Lighthouse Reflected XXII

I start this blog off with the following. If you have been reading along, you know that each month I share my personal journey while leaning against my metaphorical Lighthouse. As we all are too painfully aware, our lives changed drastically about three and a half weeks ago when we were asked to “shelter in place with exceptions”. This action of distancing ourselves from our loved ones, our neighbors and our fellow citizens would help mitigate the Covid-19 virus that unfortunately was already in our country.

So, following that advice I could not in good faith, even metaphorically, travel to my Lighthouse. For the duration I have along with my best friend my love, who is also hunkered down with me, renamed our home The Foxhole.

The following is my first monthly post from the Foxhole. In my journal written daily privately and some on social media, I have adopted the image of the foxhole in my “Sheltering in Place with Exceptions” notes. As I left off last month I was going to attempt to share how I am using meditation to shed my judgemental thoughts with the goal of allowing my intuition to grow and flourish. Well if any of you have read my almost daily posts about what is going on in our world today, you know that goal of my intuition flourishing has been a miserable failure. I have to rein in my judgemental nature. I JUST HAVE TO!

OK, back to some reason. I constantly aim to share my love of literature and reading. I am trying to weave that love of literature in my  reflections of my personal growth. This month while sidetracked with the world wide crisis that has come to our neighborhood,  my reflections turned to the obvious. Life imitates art and sometimes art imitates life.

So I looked for some obvious clues. One clue, I found is the conclusion that many illnesses, viruses, and other plagues have been started by animals, insects, birds, rats etc.. That common thread led me to George Orwell’s great post WWII story (novella?) Animal Farm. Now set aside the obvious political elements of the beginning of the Cold War running through his story and just read  Mr. Orwell’s creative human dialogue of one of his animal characters.

Major the self proclaimed leader of the farm. (And why not, we all know pigs are the smartest of them all…well maybe the ravens are up there on the smart scale too!)

Major sums up his speech about what the problem is facing all animals- Man!

Major continues, Man is the only creature that consumes without producing. He does not give milk, he does not lay eggs, he is to weak to pull the plough, he cannot run fast enough to catch rabbits. Yet he is lord of all the animals.

Major is eloquent as he continues, Is it not crystal clear, then, comrades, that all the evils of this life of ours spring from the tyranny of human beings? Only get rid of man and the produce of our labour  would be are own.

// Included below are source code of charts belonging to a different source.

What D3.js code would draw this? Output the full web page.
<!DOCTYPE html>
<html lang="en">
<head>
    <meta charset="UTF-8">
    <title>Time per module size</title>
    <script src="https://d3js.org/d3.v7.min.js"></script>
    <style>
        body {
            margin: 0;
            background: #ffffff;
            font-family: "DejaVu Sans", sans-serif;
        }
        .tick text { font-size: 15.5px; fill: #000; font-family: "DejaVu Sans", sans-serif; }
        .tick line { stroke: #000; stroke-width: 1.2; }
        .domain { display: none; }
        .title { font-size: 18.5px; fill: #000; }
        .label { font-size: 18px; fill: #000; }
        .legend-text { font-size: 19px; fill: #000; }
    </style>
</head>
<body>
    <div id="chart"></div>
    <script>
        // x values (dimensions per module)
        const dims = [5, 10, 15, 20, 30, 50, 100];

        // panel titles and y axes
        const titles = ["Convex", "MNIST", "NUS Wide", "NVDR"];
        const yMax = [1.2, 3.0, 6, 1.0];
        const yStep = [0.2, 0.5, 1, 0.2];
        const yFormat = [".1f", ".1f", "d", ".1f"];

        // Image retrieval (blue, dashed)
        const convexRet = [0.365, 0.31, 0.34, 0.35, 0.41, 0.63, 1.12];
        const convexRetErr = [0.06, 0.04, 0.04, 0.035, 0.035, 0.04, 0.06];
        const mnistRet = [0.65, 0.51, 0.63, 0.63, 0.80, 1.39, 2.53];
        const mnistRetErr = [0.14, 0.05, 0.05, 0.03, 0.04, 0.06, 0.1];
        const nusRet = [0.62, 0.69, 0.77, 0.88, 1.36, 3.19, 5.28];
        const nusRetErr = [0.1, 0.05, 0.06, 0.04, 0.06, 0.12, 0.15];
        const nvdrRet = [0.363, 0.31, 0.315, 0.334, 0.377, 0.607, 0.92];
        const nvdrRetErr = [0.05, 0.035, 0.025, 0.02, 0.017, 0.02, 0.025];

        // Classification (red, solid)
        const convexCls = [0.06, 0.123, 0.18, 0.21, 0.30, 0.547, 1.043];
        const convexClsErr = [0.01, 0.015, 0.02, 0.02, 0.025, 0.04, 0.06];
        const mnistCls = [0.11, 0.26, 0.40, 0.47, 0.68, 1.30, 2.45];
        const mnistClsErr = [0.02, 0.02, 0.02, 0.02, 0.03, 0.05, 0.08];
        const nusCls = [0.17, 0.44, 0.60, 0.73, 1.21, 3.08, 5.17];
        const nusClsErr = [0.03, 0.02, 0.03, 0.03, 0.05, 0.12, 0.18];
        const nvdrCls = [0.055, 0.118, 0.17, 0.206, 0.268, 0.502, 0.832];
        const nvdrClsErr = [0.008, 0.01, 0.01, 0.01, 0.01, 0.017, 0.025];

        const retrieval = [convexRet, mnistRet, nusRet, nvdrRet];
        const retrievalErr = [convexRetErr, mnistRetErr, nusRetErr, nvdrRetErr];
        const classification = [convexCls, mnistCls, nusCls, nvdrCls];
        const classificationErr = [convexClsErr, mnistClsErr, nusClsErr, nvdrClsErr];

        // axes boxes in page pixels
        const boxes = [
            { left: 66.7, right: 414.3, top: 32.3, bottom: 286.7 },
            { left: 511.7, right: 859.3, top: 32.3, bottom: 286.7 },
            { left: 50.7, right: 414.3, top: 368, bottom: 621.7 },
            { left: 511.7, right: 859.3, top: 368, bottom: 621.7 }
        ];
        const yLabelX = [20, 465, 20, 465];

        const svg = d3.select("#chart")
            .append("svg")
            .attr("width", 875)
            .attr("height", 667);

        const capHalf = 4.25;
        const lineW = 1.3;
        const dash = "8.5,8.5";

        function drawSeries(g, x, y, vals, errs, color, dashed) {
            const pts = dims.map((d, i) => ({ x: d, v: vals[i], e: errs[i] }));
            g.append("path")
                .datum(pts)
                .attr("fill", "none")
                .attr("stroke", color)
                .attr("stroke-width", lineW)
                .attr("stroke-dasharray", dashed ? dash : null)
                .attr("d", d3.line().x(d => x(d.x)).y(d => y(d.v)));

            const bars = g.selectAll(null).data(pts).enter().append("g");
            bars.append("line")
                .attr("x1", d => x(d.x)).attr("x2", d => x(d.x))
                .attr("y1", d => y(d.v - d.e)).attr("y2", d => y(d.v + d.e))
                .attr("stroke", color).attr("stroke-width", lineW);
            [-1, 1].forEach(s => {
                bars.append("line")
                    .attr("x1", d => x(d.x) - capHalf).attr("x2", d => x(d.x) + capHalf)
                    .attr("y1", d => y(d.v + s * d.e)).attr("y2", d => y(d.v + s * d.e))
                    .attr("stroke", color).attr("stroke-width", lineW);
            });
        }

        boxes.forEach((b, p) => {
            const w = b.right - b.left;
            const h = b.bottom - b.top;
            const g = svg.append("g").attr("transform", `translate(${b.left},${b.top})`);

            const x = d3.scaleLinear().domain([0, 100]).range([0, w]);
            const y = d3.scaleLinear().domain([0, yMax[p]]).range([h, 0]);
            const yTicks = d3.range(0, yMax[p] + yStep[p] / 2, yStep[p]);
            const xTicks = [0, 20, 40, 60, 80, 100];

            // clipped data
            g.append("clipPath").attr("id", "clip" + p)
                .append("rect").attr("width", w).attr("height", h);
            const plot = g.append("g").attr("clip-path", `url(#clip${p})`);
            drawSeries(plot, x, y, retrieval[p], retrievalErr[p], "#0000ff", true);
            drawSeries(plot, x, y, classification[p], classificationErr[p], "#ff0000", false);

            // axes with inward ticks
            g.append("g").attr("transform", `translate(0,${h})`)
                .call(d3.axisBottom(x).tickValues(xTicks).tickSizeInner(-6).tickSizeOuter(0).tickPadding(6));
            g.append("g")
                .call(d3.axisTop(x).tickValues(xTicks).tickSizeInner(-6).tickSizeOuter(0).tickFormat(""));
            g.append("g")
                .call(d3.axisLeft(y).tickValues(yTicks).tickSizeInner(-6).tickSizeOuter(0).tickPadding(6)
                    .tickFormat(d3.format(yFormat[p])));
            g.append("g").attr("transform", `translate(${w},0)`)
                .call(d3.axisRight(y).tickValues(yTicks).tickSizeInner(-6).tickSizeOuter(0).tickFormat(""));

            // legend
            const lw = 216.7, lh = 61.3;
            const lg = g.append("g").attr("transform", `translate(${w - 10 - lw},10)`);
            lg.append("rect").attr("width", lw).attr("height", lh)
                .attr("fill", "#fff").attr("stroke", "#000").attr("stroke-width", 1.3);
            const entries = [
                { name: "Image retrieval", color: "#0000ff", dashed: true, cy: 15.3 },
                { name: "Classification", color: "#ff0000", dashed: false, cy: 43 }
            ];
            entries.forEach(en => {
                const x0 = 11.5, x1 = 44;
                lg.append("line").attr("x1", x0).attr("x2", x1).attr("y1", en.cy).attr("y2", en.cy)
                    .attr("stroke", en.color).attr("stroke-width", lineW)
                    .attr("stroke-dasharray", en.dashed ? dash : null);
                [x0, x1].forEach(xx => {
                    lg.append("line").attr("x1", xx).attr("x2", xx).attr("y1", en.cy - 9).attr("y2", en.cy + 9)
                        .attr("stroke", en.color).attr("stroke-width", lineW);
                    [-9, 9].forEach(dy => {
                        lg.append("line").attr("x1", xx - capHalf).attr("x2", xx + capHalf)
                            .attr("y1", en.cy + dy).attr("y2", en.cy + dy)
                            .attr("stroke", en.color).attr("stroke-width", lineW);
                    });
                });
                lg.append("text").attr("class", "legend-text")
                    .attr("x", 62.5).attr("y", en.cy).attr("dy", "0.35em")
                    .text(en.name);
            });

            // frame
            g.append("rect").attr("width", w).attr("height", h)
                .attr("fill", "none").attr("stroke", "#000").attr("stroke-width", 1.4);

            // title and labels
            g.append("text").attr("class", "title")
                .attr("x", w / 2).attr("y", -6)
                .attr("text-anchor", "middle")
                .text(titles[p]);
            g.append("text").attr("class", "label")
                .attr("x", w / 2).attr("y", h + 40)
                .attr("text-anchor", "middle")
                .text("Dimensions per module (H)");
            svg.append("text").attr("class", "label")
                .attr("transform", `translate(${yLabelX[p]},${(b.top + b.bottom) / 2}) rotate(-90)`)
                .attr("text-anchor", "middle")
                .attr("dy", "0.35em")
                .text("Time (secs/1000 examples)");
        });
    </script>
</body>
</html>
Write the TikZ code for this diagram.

Hmm, get rid of man.  Art imitating life. Was Orwell’s Animal Farm prescient? Not at all. We have a history of not dealing well with plagues, as we all know, in a forever! Art imitating life is in so many wonderful pieces of literature and stories. Two that come to mind, King’s Stand and Albert Camus’s The Plague. That was written post war as was the Animal Farm. Many have opined that it was an allegory of the French Resistance standing against the Nazi’s advance through their country. Maybe, but on the face of it, his writing shows the power of his plague the same power we see today. Royalty, country’s leaders, movie stars, the rich, poor, the homeless and most tragically our nurses, doctors and all the 1st responders, are at risk of falling before this virus.

So this month I end with a piece of advice that was written by Eugene Fersen almost one hundred years ago in 1923.  I paraphrase, “To live our life to the fullest, what does that mean? It means to do always one’s duty at the right time!”

Our duty right now is to work very hard to shelter in place, now. That is our duty and by doing our duty we may all live our lives to the fullest.

Thank you for reading and stay safe!